The police have confirmed that, without the road closures, they will oppose granting Arsenal a stadium licence – a legal requirement under the Football Licensing Act. And Chief Superintendent Barry Norman, Islington’s top cop, has separately voiced his fears about crowd safety on match days, especially as planned upgrades to nearby rail and tube stations have been axed.

“They have been building this stadium for years,” added Katie, a local mother of three who was elected as Islington’s first Green councillor in May. “But with a month to go, they still have not published the travel or safety plans for consultation. No-one wants to see the stadium stand empty, but we have seen endless broken promises and back-room deals over the Emirates stadium and the local community has had enough.”

The road closures would last for up to five hours and affect hundreds of homes. They would be imposed not only for weekend and evening fixtures but also for concerts and other events planned for the stadium.

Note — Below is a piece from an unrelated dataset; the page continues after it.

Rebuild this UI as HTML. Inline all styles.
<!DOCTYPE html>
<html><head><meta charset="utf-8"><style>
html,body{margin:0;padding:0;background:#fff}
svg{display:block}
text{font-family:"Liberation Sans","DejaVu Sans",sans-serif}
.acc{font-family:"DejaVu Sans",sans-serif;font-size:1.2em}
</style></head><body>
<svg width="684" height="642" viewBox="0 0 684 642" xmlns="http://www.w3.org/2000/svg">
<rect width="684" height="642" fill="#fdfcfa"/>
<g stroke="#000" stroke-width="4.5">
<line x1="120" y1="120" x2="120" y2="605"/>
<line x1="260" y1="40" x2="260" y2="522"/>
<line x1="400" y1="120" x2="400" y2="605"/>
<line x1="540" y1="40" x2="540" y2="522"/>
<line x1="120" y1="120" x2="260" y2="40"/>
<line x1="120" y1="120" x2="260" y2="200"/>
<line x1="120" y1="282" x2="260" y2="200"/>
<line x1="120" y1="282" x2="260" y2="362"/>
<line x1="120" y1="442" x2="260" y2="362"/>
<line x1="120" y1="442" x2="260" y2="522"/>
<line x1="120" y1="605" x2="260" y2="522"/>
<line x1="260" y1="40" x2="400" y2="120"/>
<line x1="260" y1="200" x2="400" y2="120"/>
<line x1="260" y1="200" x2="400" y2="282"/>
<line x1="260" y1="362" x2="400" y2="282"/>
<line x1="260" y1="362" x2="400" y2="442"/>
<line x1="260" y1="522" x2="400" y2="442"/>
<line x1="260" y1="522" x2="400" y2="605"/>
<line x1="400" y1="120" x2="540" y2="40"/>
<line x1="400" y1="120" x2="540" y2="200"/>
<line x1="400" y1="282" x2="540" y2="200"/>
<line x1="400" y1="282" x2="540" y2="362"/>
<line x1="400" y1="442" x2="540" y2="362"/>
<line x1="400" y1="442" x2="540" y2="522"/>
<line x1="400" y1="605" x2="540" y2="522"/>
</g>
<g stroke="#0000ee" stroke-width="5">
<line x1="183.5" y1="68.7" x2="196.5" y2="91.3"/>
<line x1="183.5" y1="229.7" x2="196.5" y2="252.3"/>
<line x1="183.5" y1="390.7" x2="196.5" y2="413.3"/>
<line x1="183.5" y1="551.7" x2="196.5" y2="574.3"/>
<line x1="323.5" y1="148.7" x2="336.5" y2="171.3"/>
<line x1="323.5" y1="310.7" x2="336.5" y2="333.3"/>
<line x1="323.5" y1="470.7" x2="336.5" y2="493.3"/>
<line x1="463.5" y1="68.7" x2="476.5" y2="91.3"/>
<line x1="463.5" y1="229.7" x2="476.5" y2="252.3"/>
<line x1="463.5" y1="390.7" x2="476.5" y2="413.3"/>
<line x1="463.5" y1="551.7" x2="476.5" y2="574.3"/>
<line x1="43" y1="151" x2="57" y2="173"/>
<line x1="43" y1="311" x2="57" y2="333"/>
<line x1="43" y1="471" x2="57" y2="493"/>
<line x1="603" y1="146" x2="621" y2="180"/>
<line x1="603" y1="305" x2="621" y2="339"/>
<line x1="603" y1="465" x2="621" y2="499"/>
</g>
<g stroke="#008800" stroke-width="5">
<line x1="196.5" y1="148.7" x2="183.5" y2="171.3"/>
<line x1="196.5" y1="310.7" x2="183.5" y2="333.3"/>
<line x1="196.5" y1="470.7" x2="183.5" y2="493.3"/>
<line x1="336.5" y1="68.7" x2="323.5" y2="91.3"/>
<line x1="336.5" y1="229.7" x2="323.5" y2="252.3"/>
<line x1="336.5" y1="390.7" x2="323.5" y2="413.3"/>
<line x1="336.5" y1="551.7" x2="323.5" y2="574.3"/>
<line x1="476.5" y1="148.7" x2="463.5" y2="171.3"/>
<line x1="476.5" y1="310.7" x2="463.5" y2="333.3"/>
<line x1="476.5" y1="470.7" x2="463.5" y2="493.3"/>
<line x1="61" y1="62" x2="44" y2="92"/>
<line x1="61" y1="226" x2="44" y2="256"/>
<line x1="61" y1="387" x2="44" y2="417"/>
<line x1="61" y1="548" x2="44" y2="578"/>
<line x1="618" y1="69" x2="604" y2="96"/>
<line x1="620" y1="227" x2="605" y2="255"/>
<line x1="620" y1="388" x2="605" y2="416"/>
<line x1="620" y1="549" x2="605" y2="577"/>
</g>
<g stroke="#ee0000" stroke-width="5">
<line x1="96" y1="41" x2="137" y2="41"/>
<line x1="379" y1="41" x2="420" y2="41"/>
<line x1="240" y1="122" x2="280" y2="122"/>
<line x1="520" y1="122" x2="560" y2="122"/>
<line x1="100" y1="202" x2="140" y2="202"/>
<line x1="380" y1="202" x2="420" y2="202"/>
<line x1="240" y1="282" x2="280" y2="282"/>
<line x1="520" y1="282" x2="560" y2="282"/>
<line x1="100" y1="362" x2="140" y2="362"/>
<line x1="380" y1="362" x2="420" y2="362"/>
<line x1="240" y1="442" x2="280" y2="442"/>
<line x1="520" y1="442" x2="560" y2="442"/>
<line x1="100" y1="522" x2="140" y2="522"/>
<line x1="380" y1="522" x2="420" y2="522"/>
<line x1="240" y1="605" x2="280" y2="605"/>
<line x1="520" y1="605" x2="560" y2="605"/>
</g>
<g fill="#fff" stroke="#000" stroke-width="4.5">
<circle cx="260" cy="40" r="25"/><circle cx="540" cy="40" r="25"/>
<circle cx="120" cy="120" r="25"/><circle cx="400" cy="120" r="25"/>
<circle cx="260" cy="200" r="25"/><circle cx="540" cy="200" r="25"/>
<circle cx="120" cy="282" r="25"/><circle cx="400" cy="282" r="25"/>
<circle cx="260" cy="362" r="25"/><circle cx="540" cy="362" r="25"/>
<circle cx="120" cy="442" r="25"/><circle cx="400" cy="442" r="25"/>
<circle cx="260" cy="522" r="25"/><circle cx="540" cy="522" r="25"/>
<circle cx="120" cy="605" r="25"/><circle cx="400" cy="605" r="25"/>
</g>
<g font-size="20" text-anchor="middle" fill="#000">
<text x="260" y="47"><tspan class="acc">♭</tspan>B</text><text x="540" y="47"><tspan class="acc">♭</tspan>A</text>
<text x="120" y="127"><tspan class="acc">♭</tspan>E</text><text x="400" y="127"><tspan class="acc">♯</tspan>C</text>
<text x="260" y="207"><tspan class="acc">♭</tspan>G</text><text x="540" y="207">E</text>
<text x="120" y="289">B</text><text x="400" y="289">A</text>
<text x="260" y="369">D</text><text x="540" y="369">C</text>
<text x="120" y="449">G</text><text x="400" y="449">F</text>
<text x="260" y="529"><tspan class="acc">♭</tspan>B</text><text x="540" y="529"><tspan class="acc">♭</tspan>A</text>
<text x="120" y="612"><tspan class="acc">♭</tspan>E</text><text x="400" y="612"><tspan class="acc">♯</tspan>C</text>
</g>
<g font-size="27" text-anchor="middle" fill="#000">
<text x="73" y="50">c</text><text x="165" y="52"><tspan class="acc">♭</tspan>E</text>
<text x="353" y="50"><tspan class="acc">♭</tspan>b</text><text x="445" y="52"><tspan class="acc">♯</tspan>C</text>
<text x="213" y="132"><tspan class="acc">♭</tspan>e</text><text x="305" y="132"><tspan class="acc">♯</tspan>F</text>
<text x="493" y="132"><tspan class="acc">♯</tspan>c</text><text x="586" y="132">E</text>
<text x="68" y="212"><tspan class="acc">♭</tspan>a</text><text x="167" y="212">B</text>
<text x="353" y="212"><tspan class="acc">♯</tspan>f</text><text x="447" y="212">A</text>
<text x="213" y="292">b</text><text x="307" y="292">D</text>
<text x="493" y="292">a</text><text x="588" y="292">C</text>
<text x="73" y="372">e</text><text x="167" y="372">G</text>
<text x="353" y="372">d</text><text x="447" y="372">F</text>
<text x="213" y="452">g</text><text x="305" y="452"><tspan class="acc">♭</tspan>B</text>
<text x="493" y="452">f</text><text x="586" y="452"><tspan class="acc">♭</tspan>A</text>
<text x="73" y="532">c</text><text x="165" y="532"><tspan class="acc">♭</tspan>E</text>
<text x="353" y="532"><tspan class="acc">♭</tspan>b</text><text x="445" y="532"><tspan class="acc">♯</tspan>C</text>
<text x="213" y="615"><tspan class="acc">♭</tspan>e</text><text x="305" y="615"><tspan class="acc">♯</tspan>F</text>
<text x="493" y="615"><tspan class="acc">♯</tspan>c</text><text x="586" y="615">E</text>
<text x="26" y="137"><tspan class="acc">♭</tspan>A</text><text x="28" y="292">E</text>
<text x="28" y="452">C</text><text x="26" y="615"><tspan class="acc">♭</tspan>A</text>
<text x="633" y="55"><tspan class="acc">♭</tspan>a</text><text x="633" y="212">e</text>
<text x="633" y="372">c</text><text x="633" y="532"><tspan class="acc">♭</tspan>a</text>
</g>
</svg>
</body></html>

Local people are also alarmed by police admissions that emergency vehicles may not be able to move through the huge crowds, and that rival fans will not be segregated outside the stadium.

Previously, decisions on Arsenal were taken by a council subcommittee which excluded local councillors. But in her first move after being elected, Katie Dawson succeeded in changing the constitution of Islington Council to allow planning decisions to be taken by the local area committee, made up of councillors representing the wards most directly affected.

The road closure orders will be decided at the area committee meeting on 27 June, where Councillor Dawson will table a motion rejecting them and calling on Arsenal to come up with fresh proposals. With five Labour councillors already backing her stance, all hangs on the six Lib Dem councillors on the committee.

If successful, one possible outcome would be that Arsenal would be granted a stadium licence with a reduced capacity while safety concerns were thrashed out. This would allow it to fulfil its fixture commitments but would mean less profit for the club from ticket sales.

“For years, the Council has done Arsenal’s bidding,” said Katie. “Now local councillors face a choice. They can force Arsenal back to the negotiating table. Or they can betray the people who elected them.”